Very many of those rare "all other stars" must be A-type main sequence stars and K-type giants. According to Sky Catalogue 2000.0, Volume 1, Stars to Magnitude 8.0, 2nd Edition, by Alan Hirschfeld, Roger W. Sinnott and François Ochsenbein, which lists ~45,000 stars down to magnitude 8.0, the most common type of star listed in the catalog are K-type stars, most of which are certainly evolved giants. The second most common type listed there are A-type stars, most of them certainly main sequence stars. Or to put it differently,
A-type main sequence stars and
K-type giants are rare in absolute terms, but they
are bright enough and common enough to dominate the sky.
Sirius,
Vega,
Altair of the
Summer Triangle,
Mizar and
Alcor,
Alioth,
Megrez,
Phad and
Merak of the
Big Dipper,
Kaus Australis and
Ascella of the
Teapot in Sagittarius, and many others, are A-type main sequence stars.
Arcturus of Bootes,
Dubhe of the Big Dipper,
Aldebaran apparently in the
Hyades, and
Kaus Borealis,
Kaus Meridionalis, and
Nash of the Teapot of Sagittarius, and many others, are K-type evolved giants.
What is most interesting about
Pollux, apart from its planet, is how small and pale this star actually is. Its Johnson B-V is 0.991 ± 0.005, which is paler and more non-red than the color of any of the evolved giants that I have listed above, apart from Nash. Pollux, on the other hand, is the faintest K-type giants of all of those I have listed, only 30.66 ± 0.17 times solar in visual light.
Jim Kaler wrote:
From its distance of 34 light years, we calculate a total luminosity (incuding infrared radiation) for Pollux 46 times that of the Sun, and coupled with its temperature, a diameter some 10 times solar, making it smaller than most of its cool giant brethren and only a quarter the dimension of Aldebaran. Direct measures of angular size, however, yield a somewhat smaller diameter 9 times that of the Sun.

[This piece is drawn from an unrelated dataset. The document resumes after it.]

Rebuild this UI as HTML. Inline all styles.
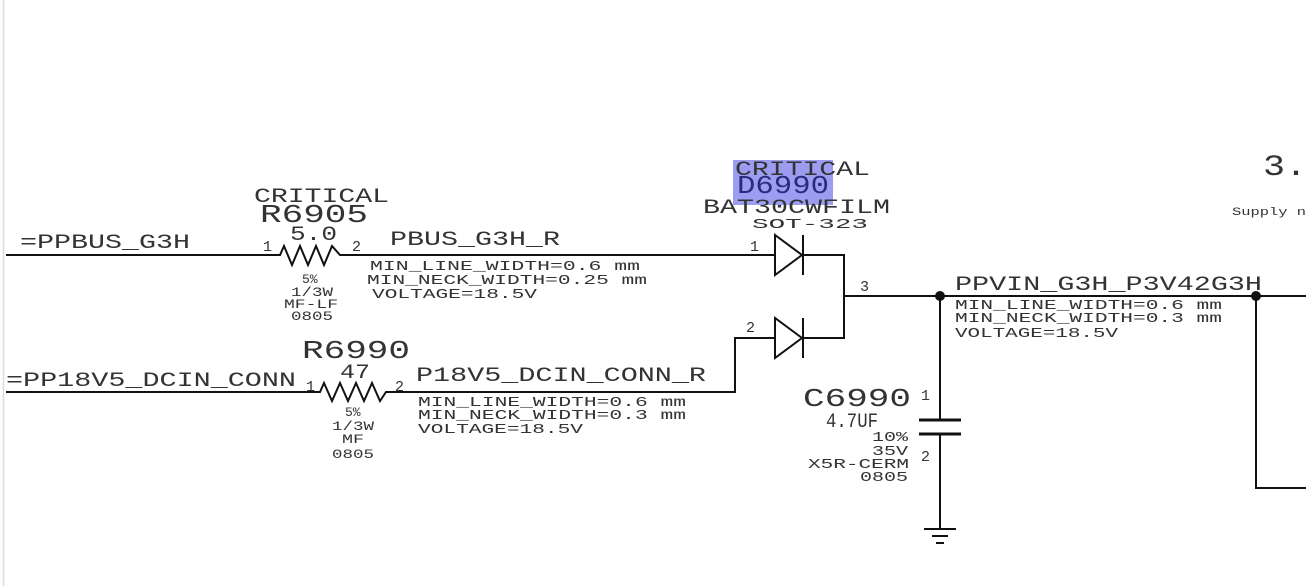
<!DOCTYPE html>
<html><head><meta charset="utf-8"><style>
html,body{margin:0;padding:0;background:#fff;}
svg{display:block;}
text{font-family:"Liberation Mono","DejaVu Sans Mono",monospace;fill:#333;}
</style></head><body>
<svg width="1306" height="586" viewBox="0 0 1306 586" xmlns="http://www.w3.org/2000/svg">
<line x1="3.5" y1="0" x2="3.5" y2="586" stroke="#ddd" stroke-width="1.5"/>
<rect x="733" y="160" width="100" height="45" fill="#9c9cf0"/>
<g stroke="#111" stroke-width="2" fill="none">
<polyline points="6,255 280,255 284,246 292,265 300,246 308,265 316,246 324,265 332,246 340,255 775,255"/>
<polyline points="6,392 320,392 324,383 332,401 340,383 348,401 356,383 364,401 372,383 380,401 386,392 735,392 735,338 775,338"/>
<polygon points="775,235 775,275 802,255"/>
<line x1="803" y1="235" x2="803" y2="275"/>
<polyline points="803,255 844,255 844,338 803,338"/>
<polygon points="775,318 775,358 802,338"/>
<line x1="803" y1="318" x2="803" y2="358"/>
<line x1="844" y1="296" x2="1306" y2="296"/>
<line x1="940" y1="296" x2="940" y2="420"/>
<line x1="919" y1="420" x2="961" y2="420" stroke-width="3"/>
<line x1="919" y1="434" x2="961" y2="434" stroke-width="3"/>
<line x1="940" y1="434" x2="940" y2="529"/>
<line x1="924" y1="529" x2="956" y2="529"/>
<line x1="932" y1="536" x2="948" y2="536"/>
<line x1="936" y1="543" x2="944" y2="543"/>
<polyline points="1256,296 1256,488 1306,488"/>
</g>
<circle cx="940" cy="296" r="5" fill="#111"/>
<circle cx="1256" cy="296" r="5" fill="#111"/>
<g font-size="20">
<text x="20" y="248" textLength="170" lengthAdjust="spacingAndGlyphs">=PPBUS_G3H</text>
<text x="254" y="202" textLength="135" lengthAdjust="spacingAndGlyphs">CRITICAL</text>
<text x="260" y="222" font-size="26" textLength="108" lengthAdjust="spacingAndGlyphs">R6905</text>
<text x="290" y="240" textLength="47" lengthAdjust="spacingAndGlyphs">5.0</text>
<text x="390" y="245" textLength="170" lengthAdjust="spacingAndGlyphs">PBUS_G3H_R</text>
<text x="302" y="358" font-size="26" textLength="108" lengthAdjust="spacingAndGlyphs">R6990</text>
<text x="340" y="378" textLength="30" lengthAdjust="spacingAndGlyphs">47</text>
<text x="6" y="386" textLength="290" lengthAdjust="spacingAndGlyphs">=PP18V5_DCIN_CONN</text>
<text x="416" y="381" textLength="290" lengthAdjust="spacingAndGlyphs">P18V5_DCIN_CONN_R</text>
<text x="735" y="175" textLength="135" lengthAdjust="spacingAndGlyphs">CRITICAL</text>
<text x="737" y="193" font-size="26" textLength="92" lengthAdjust="spacingAndGlyphs" style="fill:#2a2a80">D6990</text>
<text x="703" y="213" textLength="187" lengthAdjust="spacingAndGlyphs">BAT30CWFILM</text>
<text x="955" y="290" textLength="307" lengthAdjust="spacingAndGlyphs">PPVIN_G3H_P3V42G3H</text>
<text x="803" y="406" font-size="26" textLength="108" lengthAdjust="spacingAndGlyphs">C6990</text>
<text x="826" y="427" textLength="52" lengthAdjust="spacingAndGlyphs">4.7UF</text>
<text x="1263" y="175" font-size="30" textLength="44" lengthAdjust="spacingAndGlyphs">3.</text>
</g>
<g font-size="14">
<text x="370" y="270" textLength="270" lengthAdjust="spacingAndGlyphs">MIN_LINE_WIDTH=0.6 mm</text>
<text x="367" y="284" textLength="280" lengthAdjust="spacingAndGlyphs">MIN_NECK_WIDTH=0.25 mm</text>
<text x="372" y="298" textLength="165" lengthAdjust="spacingAndGlyphs">VOLTAGE=18.5V</text>
<text x="418" y="406" textLength="268" lengthAdjust="spacingAndGlyphs">MIN_LINE_WIDTH=0.6 mm</text>
<text x="418" y="419" textLength="268" lengthAdjust="spacingAndGlyphs">MIN_NECK_WIDTH=0.3 mm</text>
<text x="418" y="433" textLength="165" lengthAdjust="spacingAndGlyphs">VOLTAGE=18.5V</text>
<text x="955" y="309" textLength="267" lengthAdjust="spacingAndGlyphs">MIN_LINE_WIDTH=0.6 mm</text>
<text x="955" y="322" textLength="267" lengthAdjust="spacingAndGlyphs">MIN_NECK_WIDTH=0.3 mm</text>
<text x="955" y="337" textLength="163" lengthAdjust="spacingAndGlyphs">VOLTAGE=18.5V</text>
<text x="752" y="228" textLength="116" lengthAdjust="spacingAndGlyphs">SOT-323</text>
<text x="872" y="441" textLength="36" lengthAdjust="spacingAndGlyphs">10%</text>
<text x="872" y="455" textLength="36" lengthAdjust="spacingAndGlyphs">35V</text>
<text x="808" y="468" textLength="101" lengthAdjust="spacingAndGlyphs">X5R-CERM</text>
<text x="860" y="481" textLength="48" lengthAdjust="spacingAndGlyphs">0805</text>
</g>
<g font-size="13">
<text x="302" y="283">5%</text>
<text x="291" y="296" textLength="42" lengthAdjust="spacingAndGlyphs">1/3W</text>
<text x="284" y="308" textLength="54" lengthAdjust="spacingAndGlyphs">MF-LF</text>
<text x="291" y="320" textLength="42" lengthAdjust="spacingAndGlyphs">0805</text>
<text x="345" y="416">5%</text>
<text x="332" y="430" textLength="42" lengthAdjust="spacingAndGlyphs">1/3W</text>
<text x="342" y="443" textLength="22" lengthAdjust="spacingAndGlyphs">MF</text>
<text x="332" y="458" textLength="42" lengthAdjust="spacingAndGlyphs">0805</text>
</g>
<g font-size="15">
<text x="263" y="251">1</text>
<text x="352" y="251">2</text>
<text x="306" y="391">1</text>
<text x="395" y="391">2</text>
<text x="750" y="251">1</text>
<text x="746" y="332">2</text>
<text x="860" y="291">3</text>
<text x="921" y="400">1</text>
<text x="921" y="461">2</text>
</g>
<text x="1232" y="215" font-size="11" textLength="74" lengthAdjust="spacingAndGlyphs">Supply n</text>
</svg>
</body></html>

The relatively small size of Pollux means that it definitely wouldn't "eat" the Earth if it was placed at the center of the solar system! If I remember correctly, the distance between the Earth and the Sun is ~100 times the diameter of the Sun.
Interestingly, the distance to Pollux is very close to 10 parsecs. One parsec is 3.26163344 light-years, and the distance to Pollux is 33.785 ± 0.094 light-years, or 10.365 ± 0.029 parsecs.
Wikipedia wrote:
An object's absolute magnitude is defined to be equal to the apparent magnitude that the object would have if were viewed from a distance of exactly 10 parsecs (32.6 light years), with no extinction (or dimming) of its light due to absorption by interstellar dust particles.
The fact that the distance to Pollux is very close to 10 parsecs, and the visual luminosity of Pollux is 30.66 ± 0.17 solar, means that its absolute visual magnitude is very close to +1, or +1.0835 ± 0.0061. So Pollux comes close to being a "standard star", even though it appears to be faint for its class. But perhaps it isn't? Perhaps most K-type giants are smaller than we think? The really big bright ones stand out more than the others in the sky, and Pollux stands out just because it it nearby. Pollux is the most nearby red giant in the sky.
And Castor? Oh, at 47 times solar it's a modest A-type star - make that that it's a modest multiple star made up of
six components! A-type Castor A is a spectroscopic double, made up of one bright A-type component and a probably M-type second component, Castor B is another spectroscopic double, made up of one bright A-type component and a probably M-type second component, and Castor C is made up of two small possibly M-type components. The brightest A-type star of Castor is probably just a little bit brighter than Sirius, which is 23 times as bright as the Sun, and Castor A is definitely fainter than Vega.
The Castor system is indeed rather complicated, but in fact many stars more massive than the Sun belong to multiple star systems.
So both Pollux and Castor are modest stars with quirks, but in many ways they are typical and representative of the bright stars of the sky. For one thing, like most bright stars in the sky, Pollux, Castor A and Castor B are all more massive than the Sun, but they are not
that much more massive. According to Jim Kaler, Pollux is about 1.8 times as massive as the Sun (or 1.8 M
☉). Castor A, again according to Jim Kaler, is 2.4 M
☉, and Castor B is 1.9 M
☉. So yes, these stars are massive, but they are a far cry from the real, incredibly rare true behemoths and superheavyweights of the heavens.